Que deviendrait alors Mélenchon président de la République ? Un Léon Trotski ou un Salvador Allende.
J'ai entendu Mélenchon dire (dans son discours du trentième anniversaire du 10 mai 1981) qu'en 1982, quand la droite a saisi le Conseil constitutionnel de la question des nationalisations, son courant au sein du PS avait proposé de faire un appel au peuple contre la décision du Conseil des sages mais que Mitterrand ne les avait pas suivis. C'eût été une démarche audacieuse. Le peuple contre le droit. Mais n'est-ce pas là déjà une démarche de type révolutionnaire du style "bolivarien" ou "sandiniste" (avec les comités populaires qui menacent les juges) ? On connaît la suite de l'engrenage : la droite crie alors césarisme, diabolise le gouvernement qui se livre à ce genre de pratique, et les tensions montent dans le pays. Bien sûr Mitterrand n'était pas homme à assumer ce genre de chose, ni Blum en 1936, ni Mélenchon ou aucune figure de proue de la gauche de la gauche aujourd'hui. Les banquiers peuvent dormir sur leurs deux oreilles.
Même la base de la gauche de la gauche ne veut pas de cela. Je lisais à travers un lien du blog de "Descartes" un papier d'un certain Diadore Chronos (qui avait commenté des billets du présent blog il y a quelques années) un article de mauvaise foi contre la Corée du Nord qui reproche au pays de consacrer un cinquième de ses ressources à l'armée. Qu'est-ce que cela signifie donc quand on sait que l'armée nord coréenne compte 1millions de soldats ?

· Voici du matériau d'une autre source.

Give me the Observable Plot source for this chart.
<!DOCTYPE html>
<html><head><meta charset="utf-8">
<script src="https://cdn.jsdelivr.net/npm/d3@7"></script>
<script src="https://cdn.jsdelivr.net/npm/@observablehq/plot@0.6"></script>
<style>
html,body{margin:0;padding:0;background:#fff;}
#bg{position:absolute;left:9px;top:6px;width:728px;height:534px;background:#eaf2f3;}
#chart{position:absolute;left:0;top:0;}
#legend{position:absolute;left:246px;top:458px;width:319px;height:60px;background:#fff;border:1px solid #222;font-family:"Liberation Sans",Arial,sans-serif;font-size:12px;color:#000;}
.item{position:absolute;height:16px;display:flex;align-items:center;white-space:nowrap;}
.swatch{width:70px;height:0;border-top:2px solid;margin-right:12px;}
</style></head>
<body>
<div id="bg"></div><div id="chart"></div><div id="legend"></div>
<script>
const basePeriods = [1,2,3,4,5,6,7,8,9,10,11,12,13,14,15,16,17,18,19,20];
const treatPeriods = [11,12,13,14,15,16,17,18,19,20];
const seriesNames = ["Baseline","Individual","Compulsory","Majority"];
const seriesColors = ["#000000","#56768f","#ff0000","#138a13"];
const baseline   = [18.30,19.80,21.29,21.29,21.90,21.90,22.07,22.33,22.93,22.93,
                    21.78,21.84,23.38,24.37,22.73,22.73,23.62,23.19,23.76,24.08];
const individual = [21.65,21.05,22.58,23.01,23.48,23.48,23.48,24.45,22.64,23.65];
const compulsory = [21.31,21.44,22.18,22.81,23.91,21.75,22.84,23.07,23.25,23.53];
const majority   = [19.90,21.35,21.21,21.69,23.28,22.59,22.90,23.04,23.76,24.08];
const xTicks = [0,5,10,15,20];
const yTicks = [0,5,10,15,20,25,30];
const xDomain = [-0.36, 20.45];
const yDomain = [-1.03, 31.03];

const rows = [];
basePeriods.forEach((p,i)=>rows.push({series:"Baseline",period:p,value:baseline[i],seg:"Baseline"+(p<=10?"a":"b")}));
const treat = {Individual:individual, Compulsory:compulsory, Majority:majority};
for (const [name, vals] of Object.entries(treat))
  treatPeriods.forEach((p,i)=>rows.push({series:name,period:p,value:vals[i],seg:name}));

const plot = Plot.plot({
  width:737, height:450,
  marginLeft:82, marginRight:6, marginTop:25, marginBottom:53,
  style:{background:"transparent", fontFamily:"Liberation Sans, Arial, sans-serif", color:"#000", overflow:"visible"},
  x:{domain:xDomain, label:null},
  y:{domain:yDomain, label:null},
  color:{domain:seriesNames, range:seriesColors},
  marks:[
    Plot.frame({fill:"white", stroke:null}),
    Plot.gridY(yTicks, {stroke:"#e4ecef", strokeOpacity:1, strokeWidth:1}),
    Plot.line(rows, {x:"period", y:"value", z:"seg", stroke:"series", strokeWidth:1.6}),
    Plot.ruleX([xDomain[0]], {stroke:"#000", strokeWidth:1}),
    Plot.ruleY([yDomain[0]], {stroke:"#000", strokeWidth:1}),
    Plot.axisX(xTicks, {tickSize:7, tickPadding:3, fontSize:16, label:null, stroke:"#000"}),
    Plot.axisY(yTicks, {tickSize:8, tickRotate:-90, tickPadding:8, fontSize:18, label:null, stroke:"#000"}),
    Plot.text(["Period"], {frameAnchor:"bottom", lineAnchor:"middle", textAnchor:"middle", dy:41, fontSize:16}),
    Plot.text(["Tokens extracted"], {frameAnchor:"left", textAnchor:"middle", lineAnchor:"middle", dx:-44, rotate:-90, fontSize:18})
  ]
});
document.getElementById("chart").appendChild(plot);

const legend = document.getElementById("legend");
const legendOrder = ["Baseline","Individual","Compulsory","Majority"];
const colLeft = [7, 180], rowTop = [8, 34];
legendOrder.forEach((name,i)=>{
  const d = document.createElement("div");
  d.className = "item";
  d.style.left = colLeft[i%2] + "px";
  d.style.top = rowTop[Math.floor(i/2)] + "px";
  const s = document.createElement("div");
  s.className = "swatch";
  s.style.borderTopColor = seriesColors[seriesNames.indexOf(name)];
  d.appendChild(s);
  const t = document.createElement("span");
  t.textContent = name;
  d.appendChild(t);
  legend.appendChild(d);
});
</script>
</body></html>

1 million de soldats ça veut dire 5 ou 6 millions de gens (les soldats, leurs parents, leurs enfants), soit un quart de la population qui font partie du système militaire. Il est logique qu'un quart des ressources leurs soient attribués non ? L'armée nord coréenne n'est pas seulement une structure qui entretient quelques centaines de milliers de professionnels et investit son budget dans des armes sophistiquées et couteuses. Comme en Birmanie ou à Cuba l'armée est une partie de la société, voire sa plus grosse partie. C'est le choix politique qui a été fait pour assurer la survie du système face à l'extérieur et sa cohésion interne. Il est absurde de s'indigner qu'une bonne partie du budget de l'Etat lui revienne.

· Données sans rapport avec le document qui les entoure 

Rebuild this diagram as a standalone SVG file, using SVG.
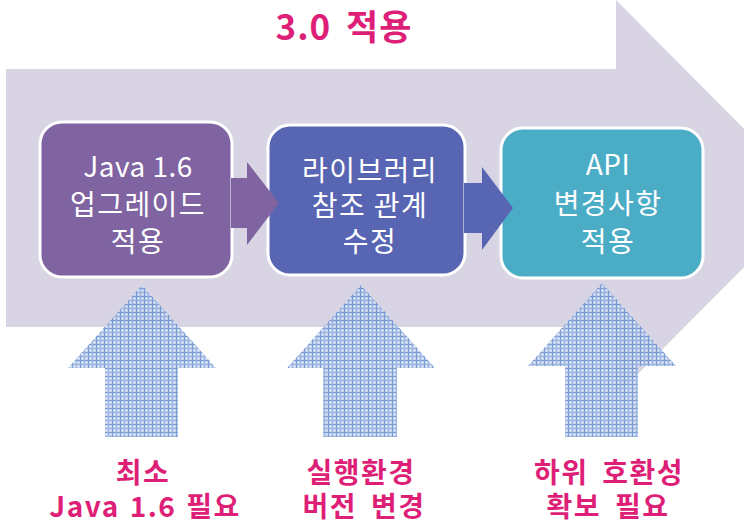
<svg xmlns="http://www.w3.org/2000/svg" width="744" height="524" viewBox="0 0 744 524">
<defs>
<pattern id="plaid" width="8" height="8" patternUnits="userSpaceOnUse">
<rect width="8" height="8" fill="#BACCEC"/>
<rect x="0" y="0" width="8" height="1" fill="#6A90CD"/>
<rect x="0" y="4" width="8" height="1" fill="#8DACDD"/>
<rect x="0" y="0" width="1" height="8" fill="#6A90CD"/>
<rect x="4" y="0" width="1" height="8" fill="#8DACDD"/>
<rect x="2" y="2" width="1" height="1" fill="#FFFFFF"/>
<rect x="6" y="6" width="1" height="1" fill="#FFFFFF"/>
<rect x="6" y="2" width="1" height="1" fill="#EEF3FB"/>
<rect x="2" y="6" width="1" height="1" fill="#EEF3FB"/>
</pattern>
</defs>
<style>
.node text{font-family:"Noto Sans CJK KR","Liberation Sans",sans-serif;font-size:28px;letter-spacing:1.4px;fill:#FFFFFF;text-anchor:middle}
.node text.lat{letter-spacing:0.5px}
.box{stroke:#FFFFFF;stroke-width:3}
.lbl{font-family:"Noto Sans CJK KR","Liberation Sans",sans-serif;font-size:28px;letter-spacing:1.5px;word-spacing:6px;font-weight:bold;fill:#DE1F77;text-anchor:middle}
.up{fill:url(#plaid);opacity:0.88}
</style>
<rect width="744" height="524" fill="#FFFFFF"/>
<g id="background-arrow">
<polygon points="6,69 616,69 616,0 813,198 616,396 616,327 6,327" fill="#D8D4E3"/>
</g>
<text class="lbl" x="344" y="40" style="font-size:35px;letter-spacing:1px">3.0 적용</text>
<g id="node1" class="node">
<rect class="box" x="40" y="122" width="192" height="155" rx="22" fill="#8064A2"/>
<text class="lat" x="138" y="177">Java 1.6</text>
<text x="138" y="215">업그레이드</text>
<text x="138" y="252">적용</text>
</g>
<g id="node2" class="node">
<rect class="box" x="268" y="125" width="197" height="150" rx="22" fill="#5865B2"/>
<text x="370" y="181">라이브러리</text>
<text x="370" y="216">참조 관계</text>
<text x="370" y="252">수정</text>
</g>
<g id="node3" class="node">
<rect class="box" x="501" y="128" width="202" height="150" rx="22" fill="#4BACC6"/>
<text class="lat" x="608" y="175">API</text>
<text x="608" y="214">변경사항</text>
<text x="608" y="252">적용</text>
</g>
<g id="connectors">
<polygon points="231,178 247,178 247,162 279,203 247,245 247,228 231,228" fill="#8064A2"/>
<polygon points="464,183 482,183 482,167 513,208 482,250 482,233 464,233" fill="#5865B2"/>
</g>
<g id="up1">
<polygon class="up" points="142,285 216,368 178,368 178,437 105,437 105,368 68,368"/>
</g>
<g id="up2">
<polygon class="up" points="361,285 435,368 397,368 397,437 323,437 323,368 287,368"/>
</g>
<g id="up3">
<polygon class="up" points="602,283 676,366 638,366 638,437 565,437 565,366 528,366"/>
</g>
<g id="label1">
<text class="lbl" x="143" y="483">최소</text>
<text class="lbl" x="145" y="517" style="word-spacing:2px">Java 1.6 필요</text>
</g>
<g id="label2">
<text class="lbl" x="361" y="483">실행환경</text>
<text class="lbl" x="364" y="517">버전 변경</text>
</g>
<g id="label3">
<text class="lbl" x="609" y="483">하위 호환성</text>
<text class="lbl" x="608" y="517">확보 필요</text>
</g>
</svg>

La bataille du socialisme pourrait être gagnée dans un premier temps par la France du fait de sa taille, de ses ressources, de son statut de puissance nucléaire : je veux dire qu'elle pourrait, au terme d'un bras de fer douloureux de quatre ou cinq ans incluant toutes formes de tentatives de déstabilisation, faire respecter aux pays étrangers et aux oligarchies financières sa volonté de collectiviser tout ou partie de l'appareil de production. Resterait ensuite à gagner la seconde phase : c'est-à-dire sauvegarder les droits formels (les droits de l'homme) en dépit de la logique de guerre civile qui aurait commencé à se développer dans la première manche (celle du bras de fer), et entretenir un esprit civique suffisant pour que la motivation au travail, le sens de l'innovation ainsi que l'esprit de solidarité réelle ne faiblissent pas (ce qui a fait défaut à tous les régimes socialistes du XXe siècle).

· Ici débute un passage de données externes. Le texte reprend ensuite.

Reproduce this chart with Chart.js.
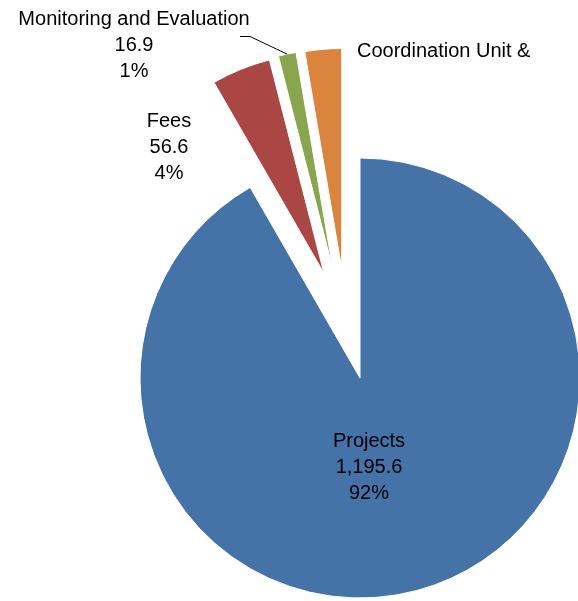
<!DOCTYPE html>
<html>
<head>
<meta charset="utf-8">
<script src="https://cdn.jsdelivr.net/npm/chart.js@4.4.1/dist/chart.umd.min.js"></script>
<style>
  html, body { margin: 0; padding: 0; background: #fff; overflow: hidden; }
  #wrap { position: relative; width: 578px; height: 601px; }
</style>
</head>
<body>
<div id="wrap"><canvas id="pieChart" width="578" height="601"></canvas></div>
<script>
// datos
const categories = ['Projects', 'Fees', 'Monitoring and Evaluation', 'Coordination Unit &'];
const values = [1195.6, 56.6, 16.9, 35.0];
const colours = ['#4572A7', '#AA4643', '#89A54E', '#DB843D'];

// separacion de cada porcion (px), direccion (grados desde arriba) y etiquetas
const explode = [0, 111, 112, 111];
const explodeDir = [0, -19, -14, -9.5];
const labelPos = [
    { x: 369, y: 447, lines: 3, align: 'center' },
    { x: 169, y: 127, lines: 3, align: 'center' },
    { x: 134, y: 25, lines: 3, align: 'center' },
    { x: 357, y: 57, lines: 1, align: 'left' }
];
const lineGap = 26;
const total = values.reduce((a, b) => a + b, 0);

// mueve las porciones hacia afuera
const explodePlugin = {
    id: 'explode',
    beforeDatasetsDraw(chart) {
        const area = chart.chartArea;
        const cx = (area.left + area.right) / 2;
        const cy = (area.top + area.bottom) / 2;
        chart.getDatasetMeta(0).data.forEach((arc, i) => {
            const dir = (explodeDir[i] - 90) * Math.PI / 180;
            arc.x = cx + Math.cos(dir) * explode[i];
            arc.y = cy + Math.sin(dir) * explode[i];
        });
    }
};

// etiquetas: nombre, valor y porcentaje
const labelPlugin = {
    id: 'sliceLabels',
    afterDatasetsDraw(chart) {
        const ctx = chart.ctx;
        const arcs = chart.getDatasetMeta(0).data;
        ctx.save();
        ctx.fillStyle = '#000';
        ctx.font = '20px "Liberation Sans", Arial, sans-serif';
        ctx.textBaseline = 'alphabetic';
        categories.forEach((name, i) => {
            const p = labelPos[i];
            const txt = [
                name,
                values[i].toLocaleString('en-US', { minimumFractionDigits: 1 }),
                Math.round(values[i] / total * 100) + '%'
            ].slice(0, p.lines);
            ctx.textAlign = p.align;
            txt.forEach((t, k) => ctx.fillText(t, p.x, p.y + k * lineGap));
        });

        // linea guia de Monitoring and Evaluation
        const arc = arcs[2];
        const mid = (arc.startAngle + arc.endAngle) / 2;
        const ex = arc.x + Math.cos(mid) * arc.outerRadius;
        const ey = arc.y + Math.sin(mid) * arc.outerRadius;
        ctx.strokeStyle = '#000';
        ctx.lineWidth = 1;
        ctx.beginPath();
        ctx.moveTo(240, 36.5);
        ctx.lineTo(250, 36.5);
        ctx.lineTo(ex, ey);
        ctx.stroke();
        ctx.restore();
    }
};

const ctx = document.getElementById('pieChart').getContext('2d');
const chartInstance = new Chart(ctx, {
    type: 'pie',
    data: {
        labels: categories,
        datasets: [{
            data: values,
            backgroundColor: colours,
            borderColor: '#ffffff',
            borderWidth: 1,
            clip: false
        }]
    },
    options: {
        responsive: false,
        animation: false,
        devicePixelRatio: 1,
        events: [],
        radius: 220,
        layout: {
            padding: { left: 142, top: 155, right: 0, bottom: 0 }
        },
        plugins: {
            legend: { display: false },
            tooltip: { enabled: false }
        }
    },
    plugins: [explodePlugin, labelPlugin]
});
</script>
</body>
</html>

On sent bien que pour réussir ce pari, c'est une réforme des moeurs, et des mentalités à laquelle il faut parvenir, instaurer ce que j'ai parfois appelé un "nouveau stoïcisme" avec tout ce que ça impose de changement du rapport à autrui, à la consommation etc (voir Arnsperger). Voilà pourquoi je m'intéresse tant aux réformes morales comme le premier judaïsme, l'invention du christianisme, du bouddhisme,les débuts de l'Islam, le protestantisme etc. Ces réformes peuvent avancer à la faveur de grandes transformations politiques, mais elles doivent aussi se développer selon leur propre dynamique sans avoir besoin d'une impulsion "par en haut" pour en assurer la pérennité, car ce sont elles, in fine, qui peuvent sauver le "haut" (le politique) du naufrage.